PUNE, JAN 16: Work on India’s first victory pillar commemorating the triumph of the Maratha army over the British was launched today at Wadgaon-Maval on Pune-Mumbai National Highway, 50 km from Pune.
It was exactly 222 years ago that an invading army of the East India Company had surrendered to the Maratha army on the latter’s terms at Wadgaon Maval.
Express-Nagarik Wadgaon Vijaystambh Pratisthan, a trust formed jointly by prominent citizens of Pune and The Indian Express, plans to erect the victory pillar and a lifesize statue of Mahadji Shinde at Wadgaon and a tableau of five life-size statues depicting the surrender by the Britishers at the popular hill resort of Khandala, where the Maratha army led by Mahadji Shinde, the founder of the Gwalior dynasty of Scindias, intercepted the supply line of the invading East India Company and humbled its army.
In fact, the Pratisthan claims that both the victory memorial and the tableau of statues at Khandala will be unique. Nowhere in the world is there any such tableau depicting the defeat of a colonial army before one from the third world.

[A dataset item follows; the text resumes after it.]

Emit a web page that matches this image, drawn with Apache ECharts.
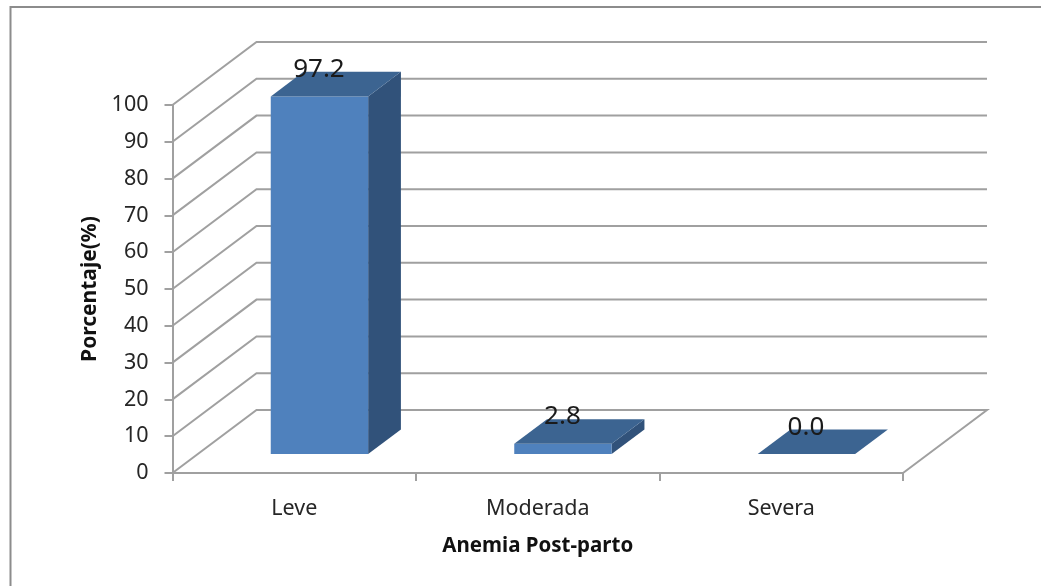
<!DOCTYPE html>
<html>
<head>
<meta charset="utf-8">
<style>html,body{margin:0;padding:0;background:#fff}#c{width:1041px;height:586px}</style>
<script src="https://cdn.jsdelivr.net/npm/echarts@6/dist/echarts.min.js"></script>
</head>
<body>
<div id="c"></div>
<script>
var categories = ['Leve', 'Moderada', 'Severa'];
var values = [97.2, 2.8, 0.0];
var yTicks = [0, 10, 20, 30, 40, 50, 60, 70, 80, 90, 100];

var FONT = '"Noto Sans", sans-serif';
var TEXT = '#262626';
var GRID = '#a0a0a0';
var WALL_DX = 84, WALL_DY = -63;      // full depth of the 3D floor
var GAP_D = 0.30, BAR_D = 0.39;       // bar position inside that depth
var GAP_WIDTH = 1.5;                  // gap / bar width

var chart = echarts.init(document.getElementById('c'), null, {renderer: 'canvas'});

function wallItem(params, api) {
  var band = api.size([1, 0])[0];
  var v = api.value(0);
  var yy = api.coord([0, v])[1];
  var x0 = api.coord([0, 0])[0] - band / 2;
  var x1 = x0 + band * categories.length;
  var line = {stroke: GRID, lineWidth: 2, fill: null};
  var pts = [[x0, yy], [x0 + WALL_DX, yy + WALL_DY], [x1 + WALL_DX, yy + WALL_DY]];
  if (v === 0) pts.push([x1, yy]);
  return {type: 'polyline', shape: {points: pts}, style: line, silent: true};
}

function barItem(params, api) {
  var i = api.value(0), v = api.value(1);
  var band = api.size([1, 0])[0];
  var w = band / (1 + GAP_WIDTH);
  var c = api.coord([i, 0]);
  var t = api.coord([i, v]);
  var ox = WALL_DX * GAP_D, oy = WALL_DY * GAP_D;
  var dx = WALL_DX * BAR_D, dy = WALL_DY * BAR_D;
  var l = c[0] - w / 2 + ox, r = c[0] + w / 2 + ox;
  var b = c[1] + oy, h = t[1] + oy;
  var kids = [];
  if (b - h > 0.01) {
    kids.push({type: 'polygon', shape: {points: [[r, h], [r + dx, h + dy], [r + dx, b + dy], [r, b]]},
      style: {fill: '#31527a'}});
    kids.push({type: 'rect', shape: {x: l, y: h, width: w, height: b - h}, style: {fill: '#4f81bd'}});
  }
  kids.push({type: 'polygon', shape: {points: [[l, h], [l + dx, h + dy], [r + dx, h + dy], [r, h]]},
    style: {fill: '#3c6491'}});
  kids.push({type: 'text', style: {
    text: v.toFixed(1), x: (l + r) / 2 - 0.5, y: h - 27, align: 'center', verticalAlign: 'middle',
    font: '26px ' + FONT, fill: '#1a1a1a'}, z2: 10});
  return {type: 'group', children: kids};
}

chart.setOption({
  animation: false,
  backgroundColor: '#ffffff',
  graphic: [{type: 'rect', shape: {x: 10.5, y: 7, width: 1040, height: 600},
    style: {fill: null, stroke: '#8c8c8c', lineWidth: 2}, silent: true}],
  grid: {left: 172.5, right: 138, top: 105, height: 368, containLabel: false},
  xAxis: {
    type: 'category', data: categories, boundaryGap: true,
    axisLine: {show: true, lineStyle: {color: GRID, width: 2}},
    axisTick: {show: true, alignWithLabel: false, length: 8, lineStyle: {color: GRID, width: 2}},
    axisLabel: {color: TEXT, fontFamily: FONT, fontSize: 21.5, margin: 25},
    name: 'Anemia Post-parto', nameLocation: 'middle', nameGap: 63,
    nameTextStyle: {color: '#111', fontFamily: FONT, fontWeight: 'bold', fontSize: 20.5},
    splitLine: {show: false}
  },
  yAxis: {
    type: 'value', min: 0, max: 100, interval: 10,
    axisLine: {show: true, lineStyle: {color: GRID, width: 2}},
    axisTick: {show: true, length: 8, lineStyle: {color: GRID, width: 2}},
    axisLabel: {color: TEXT, fontFamily: FONT, fontSize: 21.5, margin: 24, padding: [4, 0, 0, 0]},
    splitLine: {show: false},
    name: 'Porcentaje(%)', nameLocation: 'middle', nameGap: 72, nameRotate: 90,
    nameTextStyle: {color: '#111', fontFamily: FONT, fontWeight: 'bold', fontSize: 21}
  },
  series: [
    {type: 'custom', coordinateSystem: 'cartesian2d', clip: false, z: 1, silent: true,
     encode: {y: 0}, data: yTicks.map(function (v) { return [v]; }), renderItem: wallItem},
    {type: 'custom', coordinateSystem: 'cartesian2d', clip: false, z: 3, silent: true,
     encode: {x: 0, y: 1}, data: values.map(function (v, i) { return [i, v]; }), renderItem: barItem}
  ]
});
</script>
</body>
</html>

The Pratisthan has consciously avoided a modern European design for the 25-ft high victory memorial, and instead chosen the traditional tower of lamps, typical of Maharashtra and Karnataka. Stones for the victory memorial have been carved at Kolhapur in south Maharashtra. The deep-maal is a scaled-down replica of a tower of lamps erected nearly 250 years ago at Jyotiba temple complex in Kolhapur district by Mahadji’s father Ranoji Shinde (Scindia).
Erection of the victory memorial at Wadgaon has been facilitated by Wadgaon Maval group gram panchayat, Shrimant Mahadji Shinde Pratisthan of Wadgaon and the cooperative housing society of primary teachers which owned the plot of land and handed it over to the gram panchayat for the project.
MLA from Maval Digambar Bhegde performed the puja of the mangal kalas — anauspicious urn carved in stone — that is to be installed atop the victory pillar. Speaking on the occasion, Pratisthan trustee and president of Symbiosis, a leading educational institution, S.B. Mujumdar said the victory pillar at Wadgaon and the tableau of statues at Khandala will inspire Indians to give world- class performance in every field of life.
He also thanked Pratisthan trustee and leading industrialist Arun Firodia for his generous donation to the project.
“Indians are second to none” is the theme of the project which pledges to resurrect the glory of Indians in the Battle of Wadgaon, records of which were conveniently ignored by the British.
The Treaty of Wadgaon on January 16, 1779 has a unique place in the annals of the resistance that Indians put up to the establishment of British rule in India.